▶ **WHAT TO DO**
Find the line containing "Convert this chart to D3.js code." and copy it exactly, along with every line after it up to and including the line containing "const yMinor = d3.range(-25, 5.001, 1);". Copy nothing else.

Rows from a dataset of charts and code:
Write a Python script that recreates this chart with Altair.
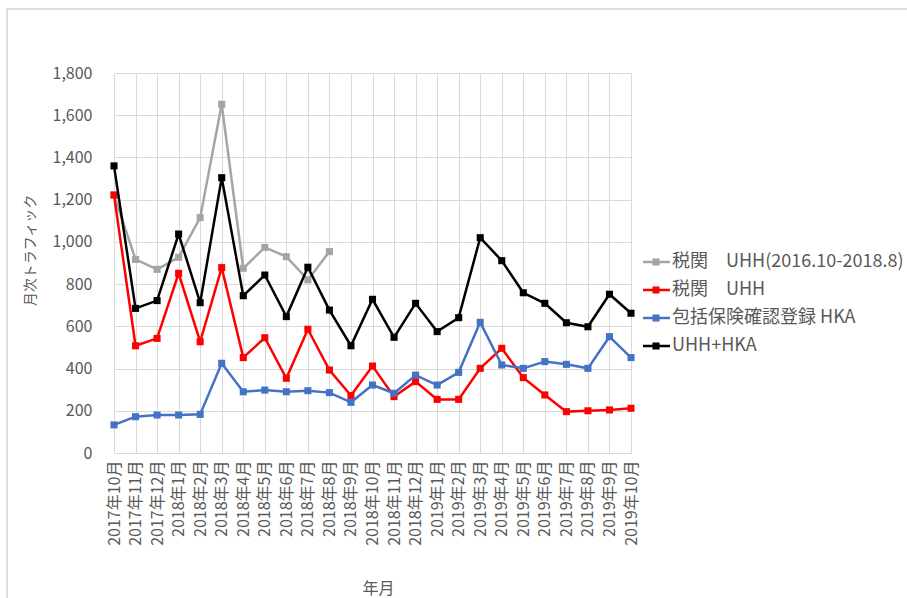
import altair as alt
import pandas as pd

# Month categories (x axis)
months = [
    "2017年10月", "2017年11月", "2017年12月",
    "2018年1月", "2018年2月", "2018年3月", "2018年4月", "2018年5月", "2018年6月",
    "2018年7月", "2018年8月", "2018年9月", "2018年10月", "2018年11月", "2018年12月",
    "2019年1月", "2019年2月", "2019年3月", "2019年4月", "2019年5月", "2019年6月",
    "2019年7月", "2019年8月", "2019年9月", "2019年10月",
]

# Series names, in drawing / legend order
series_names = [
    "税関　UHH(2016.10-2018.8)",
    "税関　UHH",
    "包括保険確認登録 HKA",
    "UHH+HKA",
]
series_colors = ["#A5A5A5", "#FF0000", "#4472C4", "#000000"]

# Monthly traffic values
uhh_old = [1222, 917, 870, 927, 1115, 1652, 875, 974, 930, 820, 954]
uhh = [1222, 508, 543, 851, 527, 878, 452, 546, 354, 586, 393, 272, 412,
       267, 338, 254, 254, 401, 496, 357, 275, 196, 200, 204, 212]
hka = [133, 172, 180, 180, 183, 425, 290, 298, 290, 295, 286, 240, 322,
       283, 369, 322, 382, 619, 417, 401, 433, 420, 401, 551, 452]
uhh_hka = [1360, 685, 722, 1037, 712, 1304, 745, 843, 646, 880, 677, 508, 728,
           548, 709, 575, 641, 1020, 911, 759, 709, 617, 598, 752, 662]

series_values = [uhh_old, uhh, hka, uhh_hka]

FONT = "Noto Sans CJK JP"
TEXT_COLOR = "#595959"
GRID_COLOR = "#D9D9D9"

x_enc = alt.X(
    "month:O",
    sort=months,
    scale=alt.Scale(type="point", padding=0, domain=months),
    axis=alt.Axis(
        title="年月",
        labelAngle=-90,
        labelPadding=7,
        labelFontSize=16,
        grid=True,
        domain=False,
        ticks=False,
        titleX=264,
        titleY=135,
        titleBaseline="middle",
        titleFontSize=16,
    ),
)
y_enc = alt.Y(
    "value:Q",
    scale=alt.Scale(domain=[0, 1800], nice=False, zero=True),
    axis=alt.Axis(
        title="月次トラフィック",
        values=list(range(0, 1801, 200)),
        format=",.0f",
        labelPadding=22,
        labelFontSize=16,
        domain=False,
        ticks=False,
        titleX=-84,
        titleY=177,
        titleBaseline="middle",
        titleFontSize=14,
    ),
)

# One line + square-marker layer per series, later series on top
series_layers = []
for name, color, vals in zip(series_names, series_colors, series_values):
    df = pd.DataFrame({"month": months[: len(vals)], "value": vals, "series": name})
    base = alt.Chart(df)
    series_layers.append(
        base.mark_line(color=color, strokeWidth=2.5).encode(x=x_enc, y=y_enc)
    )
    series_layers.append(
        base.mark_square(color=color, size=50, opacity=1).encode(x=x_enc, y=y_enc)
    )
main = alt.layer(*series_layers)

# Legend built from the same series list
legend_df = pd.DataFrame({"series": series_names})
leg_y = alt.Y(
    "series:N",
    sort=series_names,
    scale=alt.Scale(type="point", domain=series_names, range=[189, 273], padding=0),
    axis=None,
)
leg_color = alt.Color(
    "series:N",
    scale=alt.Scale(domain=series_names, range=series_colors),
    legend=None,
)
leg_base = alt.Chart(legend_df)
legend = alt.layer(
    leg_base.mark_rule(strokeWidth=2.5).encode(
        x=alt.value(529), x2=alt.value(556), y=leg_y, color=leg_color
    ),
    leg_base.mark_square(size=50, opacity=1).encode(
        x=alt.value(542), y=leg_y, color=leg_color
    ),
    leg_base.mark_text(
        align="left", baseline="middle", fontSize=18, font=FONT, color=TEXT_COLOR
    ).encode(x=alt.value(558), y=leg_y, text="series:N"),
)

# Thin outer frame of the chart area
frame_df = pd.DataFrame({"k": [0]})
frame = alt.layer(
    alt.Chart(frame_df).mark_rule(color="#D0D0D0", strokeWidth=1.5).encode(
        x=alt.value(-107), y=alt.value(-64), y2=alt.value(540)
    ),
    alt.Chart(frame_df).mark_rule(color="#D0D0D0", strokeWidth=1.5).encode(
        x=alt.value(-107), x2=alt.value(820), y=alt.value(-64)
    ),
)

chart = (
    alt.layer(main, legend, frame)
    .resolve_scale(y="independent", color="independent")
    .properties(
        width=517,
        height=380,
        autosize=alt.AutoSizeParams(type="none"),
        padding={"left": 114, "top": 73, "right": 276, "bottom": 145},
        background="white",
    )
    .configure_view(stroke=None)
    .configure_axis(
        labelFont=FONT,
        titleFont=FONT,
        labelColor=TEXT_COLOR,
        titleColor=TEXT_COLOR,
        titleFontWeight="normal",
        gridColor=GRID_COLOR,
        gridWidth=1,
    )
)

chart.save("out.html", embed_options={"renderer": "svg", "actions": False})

...

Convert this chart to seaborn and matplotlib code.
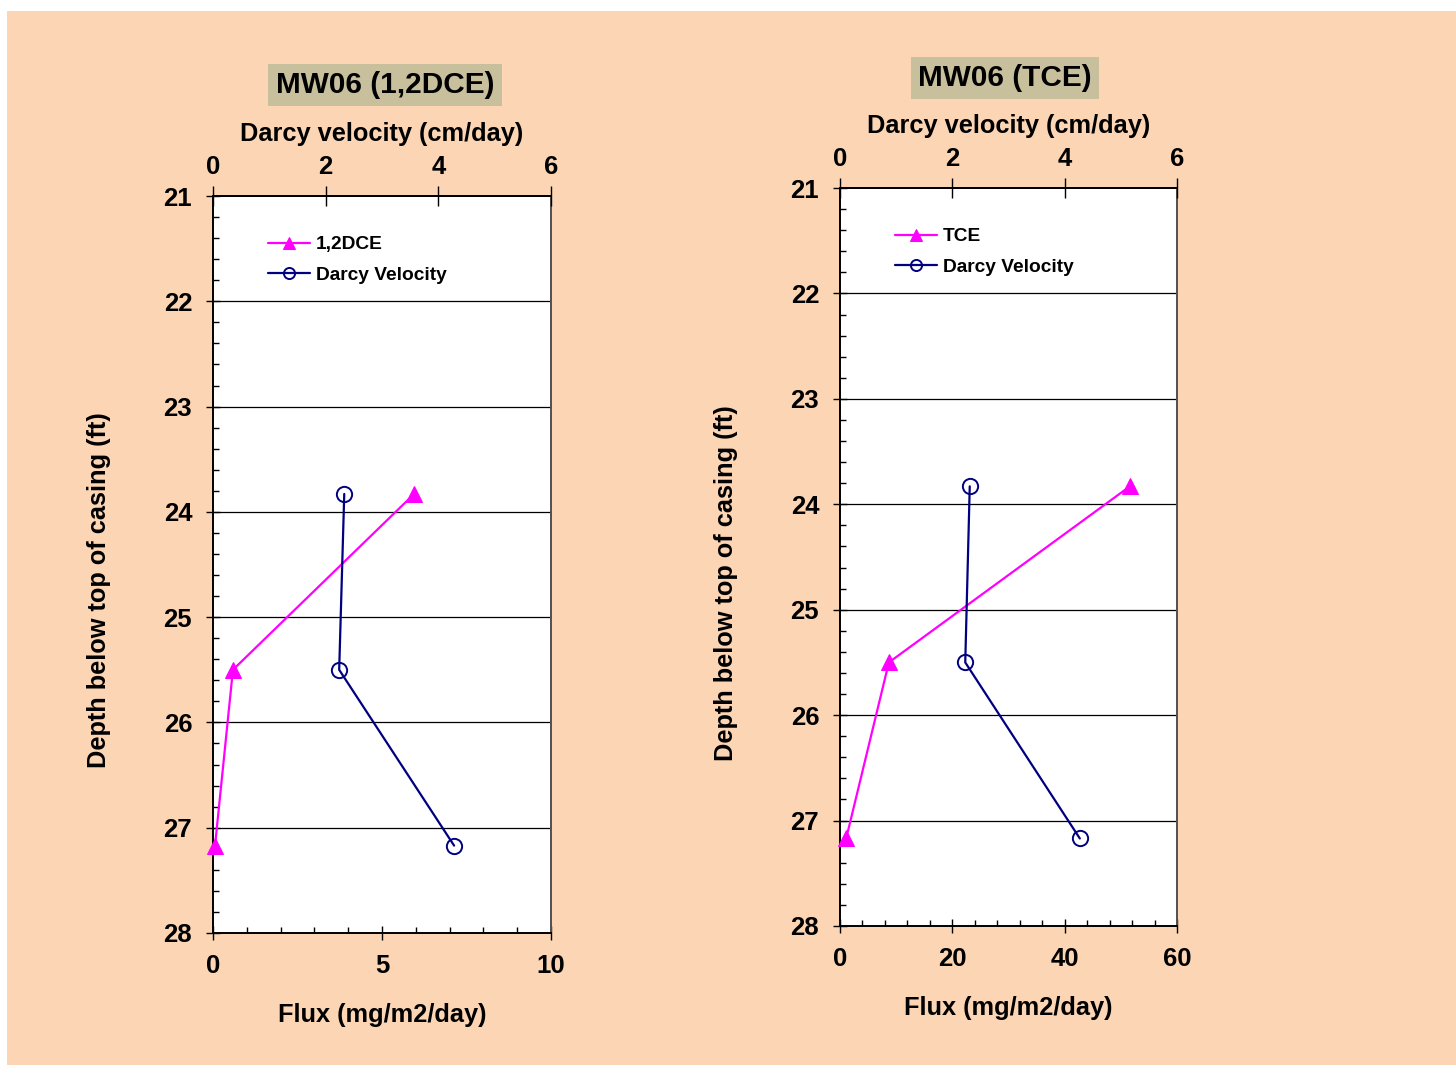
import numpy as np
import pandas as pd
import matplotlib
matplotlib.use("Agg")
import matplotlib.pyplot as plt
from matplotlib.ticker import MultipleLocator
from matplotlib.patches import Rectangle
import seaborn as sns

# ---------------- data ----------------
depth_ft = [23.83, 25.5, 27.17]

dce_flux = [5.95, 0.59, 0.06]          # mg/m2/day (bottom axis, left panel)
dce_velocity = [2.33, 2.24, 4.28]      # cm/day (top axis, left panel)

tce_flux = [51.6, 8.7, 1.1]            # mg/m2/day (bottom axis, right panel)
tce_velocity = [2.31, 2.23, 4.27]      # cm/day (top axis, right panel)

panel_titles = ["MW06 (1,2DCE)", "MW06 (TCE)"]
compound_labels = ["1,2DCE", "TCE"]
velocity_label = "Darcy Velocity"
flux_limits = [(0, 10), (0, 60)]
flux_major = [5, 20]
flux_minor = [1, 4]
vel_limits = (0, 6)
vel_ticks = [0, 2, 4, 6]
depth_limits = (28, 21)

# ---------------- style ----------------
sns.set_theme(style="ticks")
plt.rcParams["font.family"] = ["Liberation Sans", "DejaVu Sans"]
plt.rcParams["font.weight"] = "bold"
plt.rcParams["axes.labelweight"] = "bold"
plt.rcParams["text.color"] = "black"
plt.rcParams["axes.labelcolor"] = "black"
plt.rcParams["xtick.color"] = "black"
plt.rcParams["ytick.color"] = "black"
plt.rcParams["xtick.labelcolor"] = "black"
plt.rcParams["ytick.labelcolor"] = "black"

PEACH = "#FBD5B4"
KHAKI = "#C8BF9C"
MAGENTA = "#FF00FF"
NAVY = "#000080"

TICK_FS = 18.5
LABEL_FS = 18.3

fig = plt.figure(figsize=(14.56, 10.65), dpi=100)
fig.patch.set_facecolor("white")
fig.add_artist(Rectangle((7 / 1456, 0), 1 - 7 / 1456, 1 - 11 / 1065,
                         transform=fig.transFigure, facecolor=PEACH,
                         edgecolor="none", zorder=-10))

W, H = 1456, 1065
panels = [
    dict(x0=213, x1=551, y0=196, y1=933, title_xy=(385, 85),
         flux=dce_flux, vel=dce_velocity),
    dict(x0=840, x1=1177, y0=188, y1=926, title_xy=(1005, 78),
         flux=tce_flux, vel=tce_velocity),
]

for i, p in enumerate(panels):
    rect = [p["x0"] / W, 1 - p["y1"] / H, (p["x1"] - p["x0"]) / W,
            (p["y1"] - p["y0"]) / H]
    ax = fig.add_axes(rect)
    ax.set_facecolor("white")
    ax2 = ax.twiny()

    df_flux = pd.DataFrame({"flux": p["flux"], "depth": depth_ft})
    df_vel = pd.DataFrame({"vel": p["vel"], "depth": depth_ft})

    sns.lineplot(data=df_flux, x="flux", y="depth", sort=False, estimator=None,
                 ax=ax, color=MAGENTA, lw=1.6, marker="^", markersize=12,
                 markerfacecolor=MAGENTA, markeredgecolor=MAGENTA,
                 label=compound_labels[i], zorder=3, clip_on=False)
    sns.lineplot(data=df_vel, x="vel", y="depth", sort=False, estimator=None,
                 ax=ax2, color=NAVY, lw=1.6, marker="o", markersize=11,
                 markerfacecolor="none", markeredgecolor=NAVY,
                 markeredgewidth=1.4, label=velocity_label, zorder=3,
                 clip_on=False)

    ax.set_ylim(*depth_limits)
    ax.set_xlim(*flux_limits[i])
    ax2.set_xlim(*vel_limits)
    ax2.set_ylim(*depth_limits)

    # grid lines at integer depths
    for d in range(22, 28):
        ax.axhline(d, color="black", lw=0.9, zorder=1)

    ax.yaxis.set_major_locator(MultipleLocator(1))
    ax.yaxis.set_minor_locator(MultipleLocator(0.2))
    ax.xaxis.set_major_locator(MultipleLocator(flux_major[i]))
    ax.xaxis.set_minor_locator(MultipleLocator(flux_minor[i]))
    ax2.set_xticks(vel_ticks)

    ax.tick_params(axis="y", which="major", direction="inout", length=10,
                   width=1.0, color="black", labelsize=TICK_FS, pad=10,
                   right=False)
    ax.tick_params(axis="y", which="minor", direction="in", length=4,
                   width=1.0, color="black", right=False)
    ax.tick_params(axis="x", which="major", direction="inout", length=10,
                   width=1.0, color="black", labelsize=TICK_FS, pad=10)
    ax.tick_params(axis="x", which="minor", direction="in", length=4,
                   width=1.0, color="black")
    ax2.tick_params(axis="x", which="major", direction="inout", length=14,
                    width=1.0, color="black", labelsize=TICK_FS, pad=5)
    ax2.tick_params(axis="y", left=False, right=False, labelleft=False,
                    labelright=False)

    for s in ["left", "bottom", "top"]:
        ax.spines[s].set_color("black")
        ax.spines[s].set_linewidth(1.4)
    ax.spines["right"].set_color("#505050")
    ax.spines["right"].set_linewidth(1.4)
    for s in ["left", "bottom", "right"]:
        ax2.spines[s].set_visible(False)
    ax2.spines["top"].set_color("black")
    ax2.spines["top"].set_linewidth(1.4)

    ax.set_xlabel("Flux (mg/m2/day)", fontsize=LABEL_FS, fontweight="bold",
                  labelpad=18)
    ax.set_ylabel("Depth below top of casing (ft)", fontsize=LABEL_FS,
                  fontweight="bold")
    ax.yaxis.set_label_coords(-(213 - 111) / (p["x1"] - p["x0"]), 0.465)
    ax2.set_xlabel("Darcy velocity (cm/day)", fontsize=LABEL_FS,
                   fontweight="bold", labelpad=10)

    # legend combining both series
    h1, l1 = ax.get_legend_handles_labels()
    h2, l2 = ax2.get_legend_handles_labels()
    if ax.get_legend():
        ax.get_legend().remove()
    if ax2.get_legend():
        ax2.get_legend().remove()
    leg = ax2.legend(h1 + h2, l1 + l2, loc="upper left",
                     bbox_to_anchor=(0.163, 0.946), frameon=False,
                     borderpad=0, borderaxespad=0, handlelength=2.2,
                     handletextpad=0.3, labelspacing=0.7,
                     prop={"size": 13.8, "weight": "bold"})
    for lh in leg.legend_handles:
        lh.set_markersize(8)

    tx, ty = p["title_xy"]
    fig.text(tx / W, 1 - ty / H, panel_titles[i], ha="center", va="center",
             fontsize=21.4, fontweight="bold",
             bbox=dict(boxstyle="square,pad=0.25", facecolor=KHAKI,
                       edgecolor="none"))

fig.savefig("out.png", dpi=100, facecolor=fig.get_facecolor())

* * *

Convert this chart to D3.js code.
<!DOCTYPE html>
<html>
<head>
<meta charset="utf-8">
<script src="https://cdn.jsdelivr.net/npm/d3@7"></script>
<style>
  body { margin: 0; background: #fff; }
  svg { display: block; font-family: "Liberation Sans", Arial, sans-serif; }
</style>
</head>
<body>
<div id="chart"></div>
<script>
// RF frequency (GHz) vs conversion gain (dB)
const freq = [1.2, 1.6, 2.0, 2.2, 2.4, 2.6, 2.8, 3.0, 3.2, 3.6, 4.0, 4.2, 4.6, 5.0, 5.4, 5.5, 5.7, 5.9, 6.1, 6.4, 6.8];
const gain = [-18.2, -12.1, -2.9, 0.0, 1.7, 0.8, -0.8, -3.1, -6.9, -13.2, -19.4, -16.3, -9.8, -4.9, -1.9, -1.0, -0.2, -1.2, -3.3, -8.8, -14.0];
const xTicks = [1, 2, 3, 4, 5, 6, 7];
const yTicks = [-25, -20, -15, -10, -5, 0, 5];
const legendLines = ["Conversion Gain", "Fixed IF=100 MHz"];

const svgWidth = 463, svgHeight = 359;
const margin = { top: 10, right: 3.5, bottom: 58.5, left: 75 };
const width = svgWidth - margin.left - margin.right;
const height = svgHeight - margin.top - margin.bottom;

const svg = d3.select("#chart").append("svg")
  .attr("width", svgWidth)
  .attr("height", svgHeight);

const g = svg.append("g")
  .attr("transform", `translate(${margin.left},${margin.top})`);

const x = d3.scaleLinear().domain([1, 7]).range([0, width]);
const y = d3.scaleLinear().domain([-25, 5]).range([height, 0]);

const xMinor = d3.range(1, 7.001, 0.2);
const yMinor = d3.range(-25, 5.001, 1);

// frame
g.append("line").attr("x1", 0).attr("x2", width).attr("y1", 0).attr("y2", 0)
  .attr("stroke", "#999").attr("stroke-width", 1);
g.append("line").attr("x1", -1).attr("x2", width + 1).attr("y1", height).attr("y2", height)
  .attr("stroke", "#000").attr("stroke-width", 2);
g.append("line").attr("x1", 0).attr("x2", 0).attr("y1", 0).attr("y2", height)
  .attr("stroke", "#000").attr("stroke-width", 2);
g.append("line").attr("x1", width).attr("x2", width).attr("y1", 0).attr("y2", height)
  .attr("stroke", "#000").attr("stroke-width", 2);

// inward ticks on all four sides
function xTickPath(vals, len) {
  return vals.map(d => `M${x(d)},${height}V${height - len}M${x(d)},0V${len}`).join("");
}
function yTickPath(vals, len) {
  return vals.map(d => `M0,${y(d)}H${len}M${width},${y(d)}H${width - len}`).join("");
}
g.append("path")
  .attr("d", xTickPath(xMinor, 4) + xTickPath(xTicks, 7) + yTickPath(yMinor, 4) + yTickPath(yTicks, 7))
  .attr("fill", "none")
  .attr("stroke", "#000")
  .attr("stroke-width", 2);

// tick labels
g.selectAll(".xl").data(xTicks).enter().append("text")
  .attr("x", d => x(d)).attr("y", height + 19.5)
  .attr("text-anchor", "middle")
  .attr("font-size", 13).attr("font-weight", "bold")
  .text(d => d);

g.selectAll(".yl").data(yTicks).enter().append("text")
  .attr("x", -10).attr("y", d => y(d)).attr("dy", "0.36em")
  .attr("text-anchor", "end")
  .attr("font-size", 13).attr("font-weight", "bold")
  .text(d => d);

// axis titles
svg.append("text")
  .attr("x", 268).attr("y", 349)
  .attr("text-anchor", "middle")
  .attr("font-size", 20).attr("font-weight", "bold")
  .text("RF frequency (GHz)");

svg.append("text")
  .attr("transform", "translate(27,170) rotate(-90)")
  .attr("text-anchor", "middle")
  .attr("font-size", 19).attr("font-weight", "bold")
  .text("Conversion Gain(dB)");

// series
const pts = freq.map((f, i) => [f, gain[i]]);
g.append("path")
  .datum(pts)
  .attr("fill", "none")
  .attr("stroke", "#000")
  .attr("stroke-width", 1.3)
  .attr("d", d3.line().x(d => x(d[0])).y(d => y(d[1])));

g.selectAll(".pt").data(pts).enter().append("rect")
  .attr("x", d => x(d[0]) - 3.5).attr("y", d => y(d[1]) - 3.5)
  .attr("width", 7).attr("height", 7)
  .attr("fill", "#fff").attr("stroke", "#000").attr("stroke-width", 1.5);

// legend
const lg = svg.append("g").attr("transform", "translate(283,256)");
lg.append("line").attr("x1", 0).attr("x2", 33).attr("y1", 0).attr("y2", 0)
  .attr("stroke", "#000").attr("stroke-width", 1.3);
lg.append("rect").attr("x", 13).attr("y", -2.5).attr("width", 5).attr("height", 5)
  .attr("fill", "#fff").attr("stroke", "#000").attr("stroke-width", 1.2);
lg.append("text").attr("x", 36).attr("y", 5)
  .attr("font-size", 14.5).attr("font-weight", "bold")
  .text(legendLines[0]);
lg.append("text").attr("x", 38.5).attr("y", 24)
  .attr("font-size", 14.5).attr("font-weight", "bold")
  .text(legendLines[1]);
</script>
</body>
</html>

▶ **COMPLETE ANSWER**
Convert this chart to D3.js code.
<!DOCTYPE html>
<html>
<head>
<meta charset="utf-8">
<script src="https://cdn.jsdelivr.net/npm/d3@7"></script>
<style>
  body { margin: 0; background: #fff; }
  svg { display: block; font-family: "Liberation Sans", Arial, sans-serif; }
</style>
</head>
<body>
<div id="chart"></div>
<script>
// RF frequency (GHz) vs conversion gain (dB)
const freq = [1.2, 1.6, 2.0, 2.2, 2.4, 2.6, 2.8, 3.0, 3.2, 3.6, 4.0, 4.2, 4.6, 5.0, 5.4, 5.5, 5.7, 5.9, 6.1, 6.4, 6.8];
const gain = [-18.2, -12.1, -2.9, 0.0, 1.7, 0.8, -0.8, -3.1, -6.9, -13.2, -19.4, -16.3, -9.8, -4.9, -1.9, -1.0, -0.2, -1.2, -3.3, -8.8, -14.0];
const xTicks = [1, 2, 3, 4, 5, 6, 7];
const yTicks = [-25, -20, -15, -10, -5, 0, 5];
const legendLines = ["Conversion Gain", "Fixed IF=100 MHz"];

const svgWidth = 463, svgHeight = 359;
const margin = { top: 10, right: 3.5, bottom: 58.5, left: 75 };
const width = svgWidth - margin.left - margin.right;
const height = svgHeight - margin.top - margin.bottom;

const svg = d3.select("#chart").append("svg")
  .attr("width", svgWidth)
  .attr("height", svgHeight);

const g = svg.append("g")
  .attr("transform", `translate(${margin.left},${margin.top})`);

const x = d3.scaleLinear().domain([1, 7]).range([0, width]);
const y = d3.scaleLinear().domain([-25, 5]).range([height, 0]);

const xMinor = d3.range(1, 7.001, 0.2);
const yMinor = d3.range(-25, 5.001, 1);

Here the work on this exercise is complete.